What needs to be done
Each line in the material below, starting at the one with "Recreate this image" and ending at the one with "d3.scaleLinear().domain([0, 100]).range([bottom, top]);", is to be reproduced exactly; no picture is to be copied.

——

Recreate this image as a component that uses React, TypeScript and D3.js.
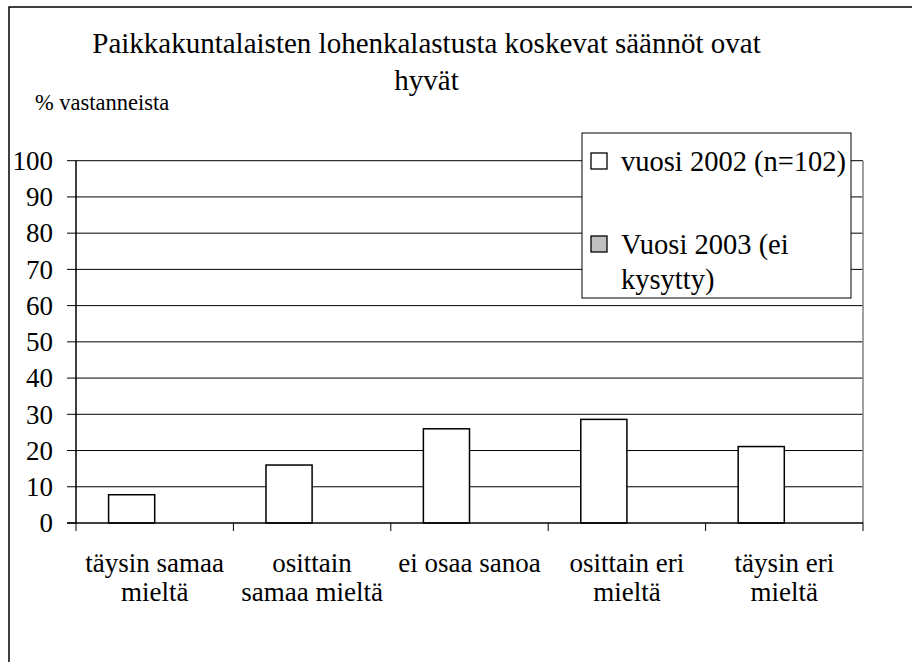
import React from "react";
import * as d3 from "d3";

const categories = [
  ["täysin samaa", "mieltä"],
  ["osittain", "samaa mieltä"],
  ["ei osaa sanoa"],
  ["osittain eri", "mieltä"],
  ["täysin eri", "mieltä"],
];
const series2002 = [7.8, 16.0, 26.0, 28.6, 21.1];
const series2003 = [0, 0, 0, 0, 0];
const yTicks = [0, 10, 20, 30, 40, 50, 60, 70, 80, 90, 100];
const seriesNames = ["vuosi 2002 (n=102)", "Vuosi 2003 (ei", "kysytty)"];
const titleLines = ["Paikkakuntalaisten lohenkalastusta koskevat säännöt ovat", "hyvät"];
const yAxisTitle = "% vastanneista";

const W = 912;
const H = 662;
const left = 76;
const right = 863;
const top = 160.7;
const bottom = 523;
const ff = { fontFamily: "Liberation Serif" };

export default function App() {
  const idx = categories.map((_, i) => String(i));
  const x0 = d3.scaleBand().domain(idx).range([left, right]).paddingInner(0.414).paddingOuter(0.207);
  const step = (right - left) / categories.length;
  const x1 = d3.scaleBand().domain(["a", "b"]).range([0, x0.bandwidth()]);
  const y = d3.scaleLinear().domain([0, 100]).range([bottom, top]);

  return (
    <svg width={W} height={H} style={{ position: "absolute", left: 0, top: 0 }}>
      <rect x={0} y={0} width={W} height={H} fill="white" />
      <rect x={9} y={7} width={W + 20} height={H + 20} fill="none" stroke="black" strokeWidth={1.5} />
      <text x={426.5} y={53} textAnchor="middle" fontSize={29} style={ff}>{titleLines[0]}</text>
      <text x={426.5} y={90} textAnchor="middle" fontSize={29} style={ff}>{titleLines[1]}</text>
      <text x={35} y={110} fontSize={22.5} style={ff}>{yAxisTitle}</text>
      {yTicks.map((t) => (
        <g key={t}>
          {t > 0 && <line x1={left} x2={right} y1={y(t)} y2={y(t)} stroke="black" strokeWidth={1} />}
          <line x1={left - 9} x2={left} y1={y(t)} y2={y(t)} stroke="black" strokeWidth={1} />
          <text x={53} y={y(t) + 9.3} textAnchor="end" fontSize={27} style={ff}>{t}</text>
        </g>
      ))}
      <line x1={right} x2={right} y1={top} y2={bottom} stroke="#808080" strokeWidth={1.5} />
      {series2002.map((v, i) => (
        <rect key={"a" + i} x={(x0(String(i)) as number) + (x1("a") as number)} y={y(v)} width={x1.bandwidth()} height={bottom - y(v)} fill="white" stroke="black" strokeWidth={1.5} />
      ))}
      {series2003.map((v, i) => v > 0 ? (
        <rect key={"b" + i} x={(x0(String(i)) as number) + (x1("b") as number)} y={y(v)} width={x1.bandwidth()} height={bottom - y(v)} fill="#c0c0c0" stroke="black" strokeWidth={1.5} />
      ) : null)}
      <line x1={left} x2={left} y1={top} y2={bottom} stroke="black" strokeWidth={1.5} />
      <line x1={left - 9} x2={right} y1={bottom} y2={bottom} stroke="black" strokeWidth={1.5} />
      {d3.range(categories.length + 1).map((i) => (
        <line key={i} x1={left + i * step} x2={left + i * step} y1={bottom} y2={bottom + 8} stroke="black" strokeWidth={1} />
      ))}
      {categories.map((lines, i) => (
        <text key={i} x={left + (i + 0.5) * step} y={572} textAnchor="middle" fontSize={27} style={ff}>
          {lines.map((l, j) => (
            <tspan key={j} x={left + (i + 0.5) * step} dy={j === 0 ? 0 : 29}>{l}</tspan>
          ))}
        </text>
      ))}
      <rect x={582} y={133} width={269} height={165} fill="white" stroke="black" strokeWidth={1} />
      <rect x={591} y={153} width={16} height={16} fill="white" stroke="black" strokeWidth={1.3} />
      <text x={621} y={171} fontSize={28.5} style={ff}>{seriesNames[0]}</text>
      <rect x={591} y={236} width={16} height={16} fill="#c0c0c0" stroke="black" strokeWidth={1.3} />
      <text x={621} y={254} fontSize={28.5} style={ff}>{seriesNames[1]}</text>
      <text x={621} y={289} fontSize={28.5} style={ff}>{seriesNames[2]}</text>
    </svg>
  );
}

——

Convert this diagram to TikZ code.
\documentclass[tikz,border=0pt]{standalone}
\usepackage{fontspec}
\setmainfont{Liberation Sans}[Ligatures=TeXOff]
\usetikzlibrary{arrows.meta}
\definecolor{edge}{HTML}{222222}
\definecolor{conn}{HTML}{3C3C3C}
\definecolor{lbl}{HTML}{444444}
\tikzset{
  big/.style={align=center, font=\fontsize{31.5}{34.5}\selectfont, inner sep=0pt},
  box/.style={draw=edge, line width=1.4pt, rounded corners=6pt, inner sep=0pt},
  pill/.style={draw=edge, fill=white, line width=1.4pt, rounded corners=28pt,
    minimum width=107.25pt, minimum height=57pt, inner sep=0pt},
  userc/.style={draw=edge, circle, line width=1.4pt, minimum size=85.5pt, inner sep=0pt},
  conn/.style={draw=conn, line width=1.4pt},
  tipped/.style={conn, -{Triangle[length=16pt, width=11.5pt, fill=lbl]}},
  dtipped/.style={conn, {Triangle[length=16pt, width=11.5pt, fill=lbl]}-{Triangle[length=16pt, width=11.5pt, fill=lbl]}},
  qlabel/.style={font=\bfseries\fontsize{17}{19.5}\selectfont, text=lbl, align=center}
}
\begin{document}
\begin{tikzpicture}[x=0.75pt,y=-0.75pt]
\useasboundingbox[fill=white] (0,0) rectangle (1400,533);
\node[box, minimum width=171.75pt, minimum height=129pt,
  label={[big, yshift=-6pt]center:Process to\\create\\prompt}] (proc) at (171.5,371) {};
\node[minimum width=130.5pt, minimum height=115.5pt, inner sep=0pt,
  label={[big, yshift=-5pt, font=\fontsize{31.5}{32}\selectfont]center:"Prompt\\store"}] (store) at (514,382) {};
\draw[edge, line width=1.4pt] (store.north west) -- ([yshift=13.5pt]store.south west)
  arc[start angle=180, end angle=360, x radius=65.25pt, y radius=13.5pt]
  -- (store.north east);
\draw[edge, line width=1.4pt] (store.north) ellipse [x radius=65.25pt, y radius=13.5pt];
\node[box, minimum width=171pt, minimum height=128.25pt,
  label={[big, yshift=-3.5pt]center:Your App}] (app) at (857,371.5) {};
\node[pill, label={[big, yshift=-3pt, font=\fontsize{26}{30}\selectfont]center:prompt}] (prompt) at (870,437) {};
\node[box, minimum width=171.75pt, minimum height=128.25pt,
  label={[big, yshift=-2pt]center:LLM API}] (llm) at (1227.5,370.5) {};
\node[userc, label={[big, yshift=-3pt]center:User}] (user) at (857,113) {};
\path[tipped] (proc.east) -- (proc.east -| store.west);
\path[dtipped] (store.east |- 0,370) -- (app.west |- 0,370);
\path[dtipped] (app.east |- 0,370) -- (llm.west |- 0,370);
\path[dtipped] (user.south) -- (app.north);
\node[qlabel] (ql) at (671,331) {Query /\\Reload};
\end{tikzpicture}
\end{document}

——

Complete response
Recreate this image as a component that uses React, TypeScript and D3.js.
import React from "react";
import * as d3 from "d3";

const categories = [
  ["täysin samaa", "mieltä"],
  ["osittain", "samaa mieltä"],
  ["ei osaa sanoa"],
  ["osittain eri", "mieltä"],
  ["täysin eri", "mieltä"],
];
const series2002 = [7.8, 16.0, 26.0, 28.6, 21.1];
const series2003 = [0, 0, 0, 0, 0];
const yTicks = [0, 10, 20, 30, 40, 50, 60, 70, 80, 90, 100];
const seriesNames = ["vuosi 2002 (n=102)", "Vuosi 2003 (ei", "kysytty)"];
const titleLines = ["Paikkakuntalaisten lohenkalastusta koskevat säännöt ovat", "hyvät"];
const yAxisTitle = "% vastanneista";

const W = 912;
const H = 662;
const left = 76;
const right = 863;
const top = 160.7;
const bottom = 523;
const ff = { fontFamily: "Liberation Serif" };

export default function App() {
  const idx = categories.map((_, i) => String(i));
  const x0 = d3.scaleBand().domain(idx).range([left, right]).paddingInner(0.414).paddingOuter(0.207);
  const step = (right - left) / categories.length;
  const x1 = d3.scaleBand().domain(["a", "b"]).range([0, x0.bandwidth()]);
  const y = d3.scaleLinear().domain([0, 100]).range([bottom, top]);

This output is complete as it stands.